OK, there is some truth that sleeping with wet hair isn’t the best way to treat hair. The main reason is that the structural integrity of hair weakens when wet, as cuticles naturally lift up when damp, making the hair more elastic, vulnerable, and prone to breakage. Along with that, there are also scalp concerns associated with sleeping with wet hair—as well as simple aesthetic issues.
“Simply put, hair is at its most vulnerable when wet. Sleeping with wet hair can lead to a host of problems for the scalp: unwanted bacteria, fungal infections, skin irritation, itchiness, dryness, redness, and dandruff,” says hairstylist Miko Branch, co-founder of hair care brand Miss Jessie’s Original. “Also, it can damage the hair cuticle, flatten strands, create an unpleasant hair odor (dampness mixed with natural sweat) and leave you with a matted mess of hair.”
Essentially, the most concerning part about sleeping with your hair wet is that it leaves your hair open to damage, tangling, and splits. So if you are someone who perpetually wakes up to knotted, frizzy, and brittle strands, you may want to quit the night shower.
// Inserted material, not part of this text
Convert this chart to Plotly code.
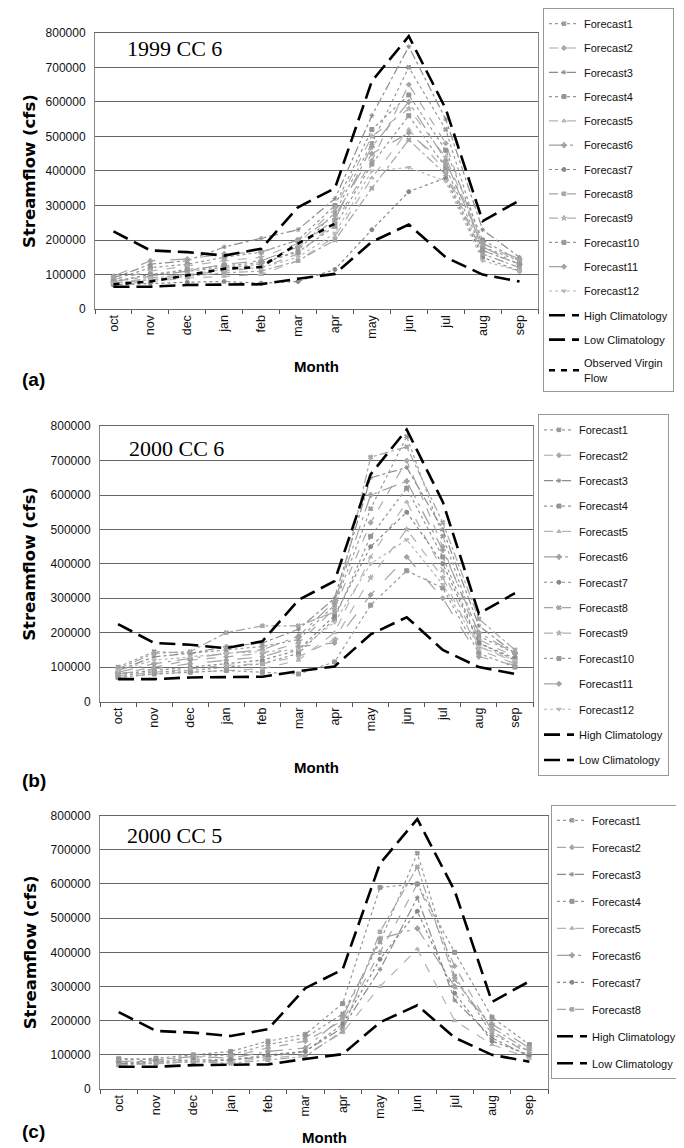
import plotly.graph_objects as go

months = ["oct", "nov", "dec", "jan", "feb", "mar", "apr", "may", "jun", "jul", "aug", "sep"]

high_climatology = [225000, 170000, 165000, 155000, 175000, 295000, 350000, 660000, 790000, 580000, 255000, 315000]
low_climatology = [65000, 65000, 70000, 72000, 72000, 88000, 102000, 195000, 245000, 150000, 100000, 80000]
observed_virgin_flow_1999 = [72000, 80000, 98000, 117000, 122000, 190000, 248000, None, None, None, None, None]

forecasts_1999_cc6 = [
    [80000, 100000, 110000, 120000, 130000, 170000, 280000, 480000, 700000, 520000, 180000, 140000],
    [75000, 90000, 100000, 110000, 120000, 160000, 250000, 430000, 650000, 480000, 170000, 130000],
    [90000, 130000, 140000, 180000, 205000, 230000, 320000, 560000, 760000, 550000, 230000, 150000],
    [85000, 120000, 130000, 150000, 165000, 200000, 300000, 520000, 620000, 460000, 200000, 140000],
    [70000, 80000, 90000, 95000, 100000, 140000, 210000, 380000, 520000, 400000, 160000, 120000],
    [80000, 95000, 110000, 130000, 140000, 180000, 260000, 470000, 600000, 430000, 180000, 130000],
    [70000, 75000, 78000, 80000, 75000, 80000, 115000, 230000, 340000, 380000, 150000, 110000],
    [75000, 85000, 95000, 105000, 110000, 140000, 200000, 350000, 490000, 390000, 160000, 120000],
    [85000, 110000, 125000, 140000, 150000, 190000, 290000, 500000, 580000, 440000, 190000, 140000],
    [80000, 100000, 115000, 125000, 135000, 165000, 240000, 420000, 560000, 410000, 170000, 130000],
    [95000, 140000, 145000, 160000, 165000, 200000, 270000, 450000, 510000, 420000, 190000, 145000],
    [75000, 90000, 100000, 115000, 120000, 150000, 220000, 400000, 410000, 370000, 140000, 110000],
]

forecasts_2000_cc6 = [
    [100000, 145000, 140000, 150000, 160000, 180000, 280000, 560000, 770000, 480000, 190000, 140000],
    [80000, 100000, 120000, 130000, 140000, 170000, 270000, 520000, 700000, 450000, 180000, 130000],
    [90000, 130000, 140000, 160000, 170000, 210000, 300000, 650000, 680000, 500000, 220000, 140000],
    [75000, 85000, 90000, 100000, 110000, 140000, 240000, 480000, 620000, 420000, 170000, 120000],
    [70000, 80000, 85000, 90000, 95000, 120000, 200000, 420000, 580000, 380000, 160000, 115000],
    [85000, 110000, 125000, 140000, 150000, 190000, 290000, 600000, 640000, 440000, 200000, 140000],
    [80000, 90000, 100000, 110000, 120000, 150000, 250000, 450000, 550000, 400000, 170000, 125000],
    [95000, 140000, 145000, 200000, 220000, 220000, 260000, 710000, 740000, 520000, 240000, 150000],
    [75000, 85000, 95000, 105000, 110000, 130000, 180000, 360000, 500000, 360000, 150000, 110000],
    [70000, 80000, 85000, 90000, 85000, 80000, 115000, 280000, 380000, 330000, 140000, 100000],
    [80000, 95000, 110000, 120000, 130000, 160000, 170000, 310000, 420000, 300000, 130000, 105000],
    [90000, 120000, 130000, 140000, 145000, 150000, 230000, 400000, 470000, 340000, 160000, 120000],
]

forecasts_2000_cc5 = [
    [90000, 85000, 95000, 100000, 130000, 150000, 220000, 430000, 690000, 330000, 160000, 110000],
    [80000, 80000, 90000, 95000, 120000, 140000, 200000, 400000, 600000, 360000, 170000, 100000],
    [75000, 75000, 80000, 85000, 95000, 110000, 180000, 350000, 560000, 260000, 150000, 95000],
    [85000, 90000, 100000, 110000, 140000, 160000, 250000, 590000, 600000, 400000, 210000, 130000],
    [70000, 75000, 80000, 80000, 90000, 100000, 165000, 300000, 410000, 200000, 130000, 90000],
    [80000, 85000, 95000, 90000, 110000, 120000, 210000, 440000, 470000, 300000, 190000, 120000],
    [75000, 80000, 85000, 85000, 100000, 110000, 190000, 380000, 520000, 280000, 140000, 100000],
    [70000, 75000, 80000, 75000, 85000, 95000, 170000, 460000, 650000, 320000, 180000, 110000],
]

panel_titles = ["1999 CC 6", "2000 CC 6", "2000 CC 5"]
panel_letters = ["(a)", "(b)", "(c)"]
forecast_names = ["Forecast%d" % (i + 1) for i in range(12)]

# styles
f_colors = ["#9a9a9a", "#a8a8a8", "#8c8c8c", "#959595", "#b4b4b4", "#a0a0a0",
            "#888888", "#a5a5a5", "#b0b0b0", "#999999", "#a3a3a3", "#b8b8b8"]
f_dashes = ["dot", "dash", "dashdot", "dot", "dash", "longdashdot",
            "dot", "dashdot", "dash", "dot", "longdash", "dot"]
f_symbols = ["x", "diamond", "asterisk-open", "square", "triangle-up", "cross",
             "circle", "x", "star", "square", "diamond", "triangle-down"]

# geometry (paper fractions)
W, H = 684, 1148
xdoms = [[87 / W, 530 / W], [92 / W, 525 / W], [92 / W, 540 / W]]
ydoms = [[1 - 294 / H, 1 - 13 / H], [1 - 693 / H, 1 - 413 / H], [1 - 1087 / H, 1 - 809 / H]]
legend_pos = [(535 / W, 1 + 12 / H, 5.3), (530 / W, 1 - 401 / H, 6.4), (543 / W, 1 - 798 / H, 8)]
title_pos = [(0.068, 0.943), (0.062, 0.92), (0.056, 0.928)]
month_y = [352, 760, 1136]
letter_y = [366, 773, 1130]

fig = go.Figure()
panels = [forecasts_1999_cc6, forecasts_2000_cc6, forecasts_2000_cc5]
font_sans = "Liberation Sans, Arial, sans-serif"

for p, fc in enumerate(panels):
    sfx = "" if p == 0 else str(p + 1)
    xa, ya = "x" + sfx, "y" + sfx
    leg = "legend" + sfx
    for i, vals in enumerate(fc):
        fig.add_trace(go.Scatter(
            x=months, y=vals, name=forecast_names[i], mode="lines+markers",
            xaxis=xa, yaxis=ya, legend=leg, legendgroup="p%d_f%d" % (p, i),
            line=dict(color=f_colors[i], width=1.2, dash=f_dashes[i]),
            marker=dict(symbol=f_symbols[i], size=4, color=f_colors[i],
                        line=dict(width=1, color=f_colors[i])),
        ))
    fig.add_trace(go.Scatter(
        x=months, y=high_climatology, name="High Climatology", mode="lines",
        xaxis=xa, yaxis=ya, legend=leg, legendgroup="p%d_high" % p,
        line=dict(color="black", width=2.6, dash="16px,7px"),
    ))
    fig.add_trace(go.Scatter(
        x=months, y=low_climatology, name="Low Climatology", mode="lines",
        xaxis=xa, yaxis=ya, legend=leg, legendgroup="p%d_low" % p,
        line=dict(color="black", width=2.6, dash="16px,7px"),
    ))
    if p == 0:
        fig.add_trace(go.Scatter(
            x=months, y=observed_virgin_flow_1999, name="Observed Virgin<br>Flow", mode="lines",
            xaxis=xa, yaxis=ya, legend=leg, legendgroup="p0_obs",
            line=dict(color="black", width=2.6, dash="6px,6px"),
        ))

    fig.layout["xaxis" + sfx] = dict(
        domain=xdoms[p], anchor=ya, type="category", categoryorder="array",
        categoryarray=months, range=[-0.5, 11.5], tickangle=-90, tickson="boundaries",
        ticks="outside", ticklen=4, tickcolor="#555", showline=True, linecolor="#666",
        linewidth=1, mirror=True, showgrid=False, zeroline=False,
        tickfont=dict(family=font_sans, size=12.5, color="#111"),
    )
    fig.layout["yaxis" + sfx] = dict(
        domain=ydoms[p], anchor=xa, range=[0, 800000], dtick=100000, tickformat="d",
        showgrid=True, gridcolor="#666", gridwidth=1, showline=True, linecolor="#888",
        linewidth=1, mirror=True, zeroline=False, ticks="", ticklabelstandoff=6,
        tickfont=dict(family=font_sans, size=12, color="#111"),
    )
    lx, ly, gap = legend_pos[p]
    fig.layout[leg] = dict(
        x=lx, y=ly, xanchor="left", yanchor="top", orientation="v",
        traceorder="grouped", tracegroupgap=gap, bgcolor="white",
        bordercolor="#999", borderwidth=1, itemwidth=30,
        font=dict(family=font_sans, size=11, color="#111"),
    )
    # panel title inside the plot
    fig.add_annotation(
        x=title_pos[p][0], y=title_pos[p][1], xref=xa + " domain", yref=ya + " domain",
        text=panel_titles[p], showarrow=False, xanchor="left", yanchor="middle",
        font=dict(family="Liberation Serif, Times New Roman, serif", size=22, color="black"),
    )
    # y axis title
    fig.add_annotation(
        x=22 / W, y=(ydoms[p][0] + ydoms[p][1]) / 2, xref="paper", yref="paper",
        text="<b>Streamflow (cfs)</b>", textangle=-90, showarrow=False,
        xanchor="center", yanchor="middle",
        font=dict(family="DejaVu Sans, sans-serif", size=16.5, color="black"),
    )
    # x axis title
    fig.add_annotation(
        x=(xdoms[p][0] + xdoms[p][1]) / 2, y=1 - month_y[p] / H, xref="paper", yref="paper",
        text="<b>Month</b>", showarrow=False, xanchor="center", yanchor="middle",
        font=dict(family=font_sans, size=15, color="black"),
    )
    # panel letter
    fig.add_annotation(
        x=12 / W, y=1 - letter_y[p] / H, xref="paper", yref="paper",
        text="<b>%s</b>" % panel_letters[p], showarrow=False, xanchor="left", yanchor="middle",
        font=dict(family=font_sans, size=19, color="black"),
    )

fig.update_layout(
    width=W, height=H, margin=dict(l=0, r=0, t=0, b=0),
    paper_bgcolor="white", plot_bgcolor="white", showlegend=True,
)

fig.write_html("out.html")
And, too, if you are also someone who suffers from scalp concerns like irritation, flakes, and inflammation, you may also need to reevaluate your habit, as it may be the root cause you hadn’t considered yet.
So sounds, ahem, not great. However, most stylists will also agree that there’s certainly some nuance here. “I think something like this is case by case,” says hairstylist Marcus Frances, an ambassador for hair care brand Better Natured. “Yes, when the hair is damp it usually is more fragile so the friction against your pillow can, not always, further weaken the hair causing split ends or breakage. But this tends to be a bigger concern for those who already have really damaged hair. If that’s not you, you’ll probably find you don’t run into these issues.”
Basically: if you find that it’s not messing with your scalp, style, or strands, you can continue as normal, just with a few of these caveats.